* _Provided data_:
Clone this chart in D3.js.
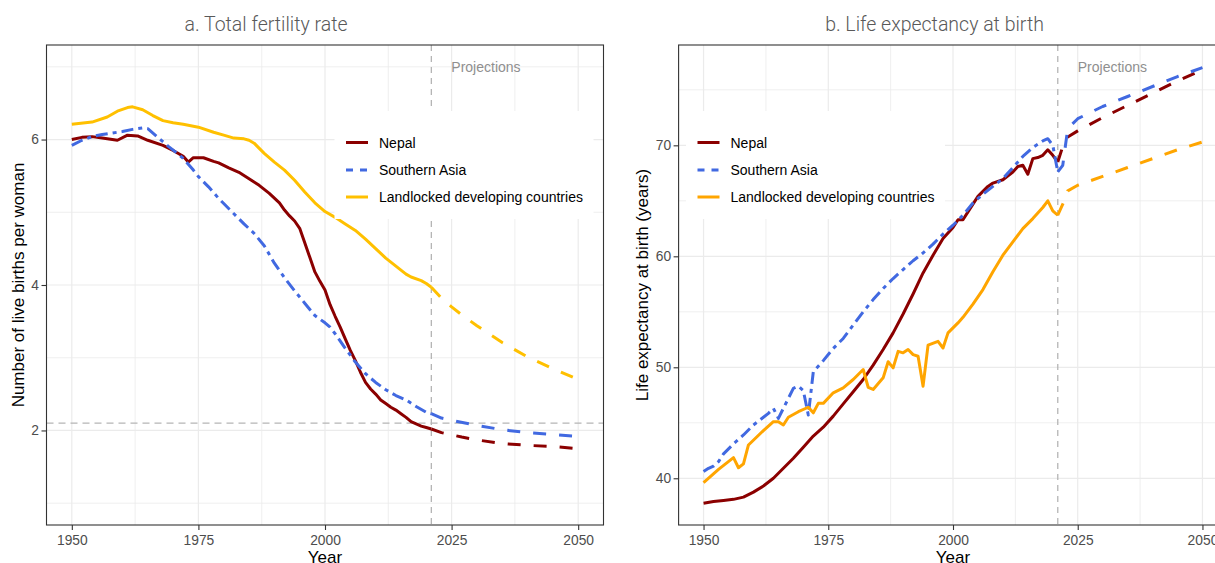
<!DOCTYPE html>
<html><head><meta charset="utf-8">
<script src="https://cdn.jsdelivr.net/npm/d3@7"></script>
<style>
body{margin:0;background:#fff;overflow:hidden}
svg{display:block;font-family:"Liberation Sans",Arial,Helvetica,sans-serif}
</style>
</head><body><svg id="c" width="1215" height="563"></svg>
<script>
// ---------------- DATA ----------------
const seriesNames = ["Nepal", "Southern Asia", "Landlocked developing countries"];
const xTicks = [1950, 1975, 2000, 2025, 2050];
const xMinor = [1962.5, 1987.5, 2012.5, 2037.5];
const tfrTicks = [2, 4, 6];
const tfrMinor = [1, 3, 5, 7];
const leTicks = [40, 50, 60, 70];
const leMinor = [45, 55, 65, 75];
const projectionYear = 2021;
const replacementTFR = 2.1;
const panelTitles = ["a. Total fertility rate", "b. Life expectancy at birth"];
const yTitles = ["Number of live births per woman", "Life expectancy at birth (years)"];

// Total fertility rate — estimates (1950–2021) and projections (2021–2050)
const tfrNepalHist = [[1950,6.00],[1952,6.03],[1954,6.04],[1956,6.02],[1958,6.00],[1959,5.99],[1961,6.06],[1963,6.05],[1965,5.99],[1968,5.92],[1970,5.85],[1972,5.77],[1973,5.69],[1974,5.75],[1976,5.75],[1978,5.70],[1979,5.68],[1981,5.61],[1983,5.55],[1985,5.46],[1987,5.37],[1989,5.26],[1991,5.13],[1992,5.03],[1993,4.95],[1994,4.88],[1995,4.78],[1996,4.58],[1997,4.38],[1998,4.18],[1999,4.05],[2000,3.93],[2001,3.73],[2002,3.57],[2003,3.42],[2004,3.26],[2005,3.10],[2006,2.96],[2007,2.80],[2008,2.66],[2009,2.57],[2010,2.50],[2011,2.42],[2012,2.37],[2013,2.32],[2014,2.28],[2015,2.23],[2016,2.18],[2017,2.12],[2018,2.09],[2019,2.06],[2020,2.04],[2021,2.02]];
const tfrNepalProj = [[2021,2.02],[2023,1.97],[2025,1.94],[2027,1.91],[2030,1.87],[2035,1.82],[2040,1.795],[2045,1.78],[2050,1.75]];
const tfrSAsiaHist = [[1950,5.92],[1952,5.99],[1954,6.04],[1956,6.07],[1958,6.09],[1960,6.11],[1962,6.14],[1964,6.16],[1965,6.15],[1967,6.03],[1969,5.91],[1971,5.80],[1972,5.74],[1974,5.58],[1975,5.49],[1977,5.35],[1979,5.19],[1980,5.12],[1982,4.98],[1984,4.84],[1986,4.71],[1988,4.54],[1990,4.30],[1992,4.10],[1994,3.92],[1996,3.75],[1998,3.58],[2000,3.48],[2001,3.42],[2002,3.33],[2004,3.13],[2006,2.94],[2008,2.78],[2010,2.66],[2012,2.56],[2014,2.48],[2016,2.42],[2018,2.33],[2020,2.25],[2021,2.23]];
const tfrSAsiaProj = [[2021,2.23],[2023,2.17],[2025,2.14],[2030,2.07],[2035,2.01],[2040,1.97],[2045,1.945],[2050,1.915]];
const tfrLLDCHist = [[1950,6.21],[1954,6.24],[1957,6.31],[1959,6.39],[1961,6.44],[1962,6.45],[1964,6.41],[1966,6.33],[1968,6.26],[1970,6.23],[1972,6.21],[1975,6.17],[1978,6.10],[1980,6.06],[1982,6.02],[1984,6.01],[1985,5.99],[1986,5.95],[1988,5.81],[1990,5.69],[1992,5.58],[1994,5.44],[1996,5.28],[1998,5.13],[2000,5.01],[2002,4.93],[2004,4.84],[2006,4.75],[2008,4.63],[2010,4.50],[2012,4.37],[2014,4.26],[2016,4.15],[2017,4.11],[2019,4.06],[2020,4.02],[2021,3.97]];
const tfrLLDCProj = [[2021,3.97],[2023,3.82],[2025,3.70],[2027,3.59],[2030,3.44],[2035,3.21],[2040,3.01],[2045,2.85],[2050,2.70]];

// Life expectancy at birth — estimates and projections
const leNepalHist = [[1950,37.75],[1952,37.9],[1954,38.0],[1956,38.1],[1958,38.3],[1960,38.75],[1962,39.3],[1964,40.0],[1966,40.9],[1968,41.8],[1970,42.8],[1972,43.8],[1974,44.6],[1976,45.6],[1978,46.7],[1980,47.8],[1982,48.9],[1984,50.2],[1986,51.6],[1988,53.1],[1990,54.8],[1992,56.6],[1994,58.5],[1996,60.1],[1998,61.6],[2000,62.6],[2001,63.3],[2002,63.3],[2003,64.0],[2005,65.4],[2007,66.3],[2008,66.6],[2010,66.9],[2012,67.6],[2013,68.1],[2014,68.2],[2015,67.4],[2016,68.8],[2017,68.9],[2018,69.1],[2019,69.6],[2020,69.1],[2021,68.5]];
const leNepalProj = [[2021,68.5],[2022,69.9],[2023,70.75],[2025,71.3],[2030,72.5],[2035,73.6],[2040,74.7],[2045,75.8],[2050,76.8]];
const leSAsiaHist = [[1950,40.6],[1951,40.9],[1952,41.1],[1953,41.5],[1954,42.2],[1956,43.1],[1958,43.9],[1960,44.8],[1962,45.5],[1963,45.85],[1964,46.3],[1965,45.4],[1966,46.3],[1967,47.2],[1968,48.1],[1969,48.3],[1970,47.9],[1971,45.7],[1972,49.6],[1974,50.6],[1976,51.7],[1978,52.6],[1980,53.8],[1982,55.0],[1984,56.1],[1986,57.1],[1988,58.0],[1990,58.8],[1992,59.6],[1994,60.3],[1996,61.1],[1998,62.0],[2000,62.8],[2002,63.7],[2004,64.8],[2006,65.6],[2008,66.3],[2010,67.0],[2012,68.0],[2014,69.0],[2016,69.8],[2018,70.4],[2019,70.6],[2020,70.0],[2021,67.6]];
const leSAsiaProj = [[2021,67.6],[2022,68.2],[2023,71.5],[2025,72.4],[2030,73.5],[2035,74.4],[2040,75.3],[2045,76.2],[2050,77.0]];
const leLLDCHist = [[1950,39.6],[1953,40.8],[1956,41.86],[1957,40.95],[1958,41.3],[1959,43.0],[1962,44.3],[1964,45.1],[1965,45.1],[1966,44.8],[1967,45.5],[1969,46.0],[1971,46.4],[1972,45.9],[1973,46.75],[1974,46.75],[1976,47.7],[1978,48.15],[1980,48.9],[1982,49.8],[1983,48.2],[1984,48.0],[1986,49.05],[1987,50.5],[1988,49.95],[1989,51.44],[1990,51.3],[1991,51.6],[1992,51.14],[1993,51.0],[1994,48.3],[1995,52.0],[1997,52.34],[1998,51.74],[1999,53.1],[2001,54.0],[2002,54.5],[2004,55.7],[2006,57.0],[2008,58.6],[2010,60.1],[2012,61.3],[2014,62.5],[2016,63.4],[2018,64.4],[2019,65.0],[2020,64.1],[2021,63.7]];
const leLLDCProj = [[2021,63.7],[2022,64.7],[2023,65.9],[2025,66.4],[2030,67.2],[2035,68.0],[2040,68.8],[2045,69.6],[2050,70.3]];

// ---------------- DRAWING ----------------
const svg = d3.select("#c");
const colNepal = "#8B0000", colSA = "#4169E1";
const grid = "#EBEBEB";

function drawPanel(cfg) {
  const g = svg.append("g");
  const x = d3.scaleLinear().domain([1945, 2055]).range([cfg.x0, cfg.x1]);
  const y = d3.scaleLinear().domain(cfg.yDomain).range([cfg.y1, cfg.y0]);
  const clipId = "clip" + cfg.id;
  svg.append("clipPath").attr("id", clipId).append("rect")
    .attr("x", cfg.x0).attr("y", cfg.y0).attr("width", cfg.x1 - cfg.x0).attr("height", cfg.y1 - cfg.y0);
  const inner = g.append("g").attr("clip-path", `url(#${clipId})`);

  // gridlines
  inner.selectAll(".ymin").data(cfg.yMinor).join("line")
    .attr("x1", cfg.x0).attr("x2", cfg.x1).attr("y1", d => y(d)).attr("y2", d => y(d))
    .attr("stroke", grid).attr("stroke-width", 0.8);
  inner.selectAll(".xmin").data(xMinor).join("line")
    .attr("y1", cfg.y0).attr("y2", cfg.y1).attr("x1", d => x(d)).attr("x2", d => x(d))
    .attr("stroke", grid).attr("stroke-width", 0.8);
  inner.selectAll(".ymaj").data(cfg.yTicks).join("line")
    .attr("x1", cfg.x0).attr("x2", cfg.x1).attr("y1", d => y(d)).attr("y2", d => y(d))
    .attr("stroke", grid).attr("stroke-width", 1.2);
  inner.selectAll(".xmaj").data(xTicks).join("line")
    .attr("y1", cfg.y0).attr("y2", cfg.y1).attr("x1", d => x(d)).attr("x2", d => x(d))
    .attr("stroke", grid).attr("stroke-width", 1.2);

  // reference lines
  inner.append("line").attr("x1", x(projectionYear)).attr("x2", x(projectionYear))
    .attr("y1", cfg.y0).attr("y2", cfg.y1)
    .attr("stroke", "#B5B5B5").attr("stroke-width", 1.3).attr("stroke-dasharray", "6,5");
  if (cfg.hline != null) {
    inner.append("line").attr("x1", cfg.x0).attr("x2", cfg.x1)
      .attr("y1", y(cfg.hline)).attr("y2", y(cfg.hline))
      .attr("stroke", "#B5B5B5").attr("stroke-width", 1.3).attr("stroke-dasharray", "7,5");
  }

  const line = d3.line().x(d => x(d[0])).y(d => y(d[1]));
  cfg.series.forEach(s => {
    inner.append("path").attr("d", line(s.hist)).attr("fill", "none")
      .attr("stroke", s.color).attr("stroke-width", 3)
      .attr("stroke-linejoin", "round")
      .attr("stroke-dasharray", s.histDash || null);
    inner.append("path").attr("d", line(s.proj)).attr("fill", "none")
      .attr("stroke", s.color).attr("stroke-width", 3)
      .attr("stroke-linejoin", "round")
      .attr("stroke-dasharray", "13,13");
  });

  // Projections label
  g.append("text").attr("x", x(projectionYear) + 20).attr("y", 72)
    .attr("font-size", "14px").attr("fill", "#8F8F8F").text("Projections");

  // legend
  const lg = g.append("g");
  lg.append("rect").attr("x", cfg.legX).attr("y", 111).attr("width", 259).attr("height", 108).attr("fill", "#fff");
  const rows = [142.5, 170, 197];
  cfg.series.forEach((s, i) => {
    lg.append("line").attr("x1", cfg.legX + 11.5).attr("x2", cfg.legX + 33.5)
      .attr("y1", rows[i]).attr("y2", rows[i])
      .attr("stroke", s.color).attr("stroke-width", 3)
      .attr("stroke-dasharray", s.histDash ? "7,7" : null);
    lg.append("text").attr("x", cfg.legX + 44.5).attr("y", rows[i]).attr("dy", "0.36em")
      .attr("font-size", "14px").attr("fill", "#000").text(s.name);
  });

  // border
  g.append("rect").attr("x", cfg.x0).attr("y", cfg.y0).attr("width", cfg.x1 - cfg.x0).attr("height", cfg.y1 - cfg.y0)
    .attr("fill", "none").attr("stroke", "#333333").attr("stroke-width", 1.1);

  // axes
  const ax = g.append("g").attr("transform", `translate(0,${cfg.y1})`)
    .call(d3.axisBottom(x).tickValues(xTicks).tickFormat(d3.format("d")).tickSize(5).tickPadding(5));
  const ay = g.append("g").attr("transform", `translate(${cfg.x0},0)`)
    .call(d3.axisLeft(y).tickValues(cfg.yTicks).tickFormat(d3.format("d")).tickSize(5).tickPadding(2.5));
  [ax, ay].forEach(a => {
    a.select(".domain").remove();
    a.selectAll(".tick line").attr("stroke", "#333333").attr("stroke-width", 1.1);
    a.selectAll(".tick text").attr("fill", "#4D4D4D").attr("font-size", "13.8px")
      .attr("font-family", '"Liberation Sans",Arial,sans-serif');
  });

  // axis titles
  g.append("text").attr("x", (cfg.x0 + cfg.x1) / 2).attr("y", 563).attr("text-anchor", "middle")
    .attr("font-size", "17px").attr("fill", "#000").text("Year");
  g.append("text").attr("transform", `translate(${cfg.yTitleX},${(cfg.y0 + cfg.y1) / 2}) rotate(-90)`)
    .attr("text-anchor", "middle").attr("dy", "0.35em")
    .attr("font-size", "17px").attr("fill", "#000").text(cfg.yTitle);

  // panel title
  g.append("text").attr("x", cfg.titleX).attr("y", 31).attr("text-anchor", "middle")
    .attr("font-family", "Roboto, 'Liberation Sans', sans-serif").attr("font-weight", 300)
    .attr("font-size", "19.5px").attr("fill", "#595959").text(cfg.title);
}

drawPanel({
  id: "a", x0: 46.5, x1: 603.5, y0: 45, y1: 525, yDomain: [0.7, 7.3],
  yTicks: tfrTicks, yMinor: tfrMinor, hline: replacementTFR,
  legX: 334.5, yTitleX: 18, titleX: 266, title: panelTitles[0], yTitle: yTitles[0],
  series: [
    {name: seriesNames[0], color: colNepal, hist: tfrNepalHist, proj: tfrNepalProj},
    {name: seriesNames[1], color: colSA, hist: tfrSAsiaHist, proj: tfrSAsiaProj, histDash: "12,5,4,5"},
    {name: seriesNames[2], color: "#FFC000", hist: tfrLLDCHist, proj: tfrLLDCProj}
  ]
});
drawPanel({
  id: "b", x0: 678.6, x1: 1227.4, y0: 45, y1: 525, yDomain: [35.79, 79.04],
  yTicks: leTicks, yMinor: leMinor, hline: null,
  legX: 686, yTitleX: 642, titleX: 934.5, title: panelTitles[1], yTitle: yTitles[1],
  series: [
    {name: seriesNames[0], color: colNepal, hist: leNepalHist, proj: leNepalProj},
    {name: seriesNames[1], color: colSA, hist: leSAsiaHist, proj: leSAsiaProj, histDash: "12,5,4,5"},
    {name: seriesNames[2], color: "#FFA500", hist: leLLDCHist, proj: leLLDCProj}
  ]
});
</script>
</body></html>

* _Direction_:
From the first line above down to the line with "of live births", reproduce every line and no others, omitting pictures.

* _Completed exercise_:
Clone this chart in D3.js.
<!DOCTYPE html>
<html><head><meta charset="utf-8">
<script src="https://cdn.jsdelivr.net/npm/d3@7"></script>
<style>
body{margin:0;background:#fff;overflow:hidden}
svg{display:block;font-family:"Liberation Sans",Arial,Helvetica,sans-serif}
</style>
</head><body><svg id="c" width="1215" height="563"></svg>
<script>
// ---------------- DATA ----------------
const seriesNames = ["Nepal", "Southern Asia", "Landlocked developing countries"];
const xTicks = [1950, 1975, 2000, 2025, 2050];
const xMinor = [1962.5, 1987.5, 2012.5, 2037.5];
const tfrTicks = [2, 4, 6];
const tfrMinor = [1, 3, 5, 7];
const leTicks = [40, 50, 60, 70];
const leMinor = [45, 55, 65, 75];
const projectionYear = 2021;
const replacementTFR = 2.1;
const panelTitles = ["a. Total fertility rate", "b. Life expectancy at birth"];
const yTitles = ["Number of live births per woman", "Life expectancy at birth (years)"];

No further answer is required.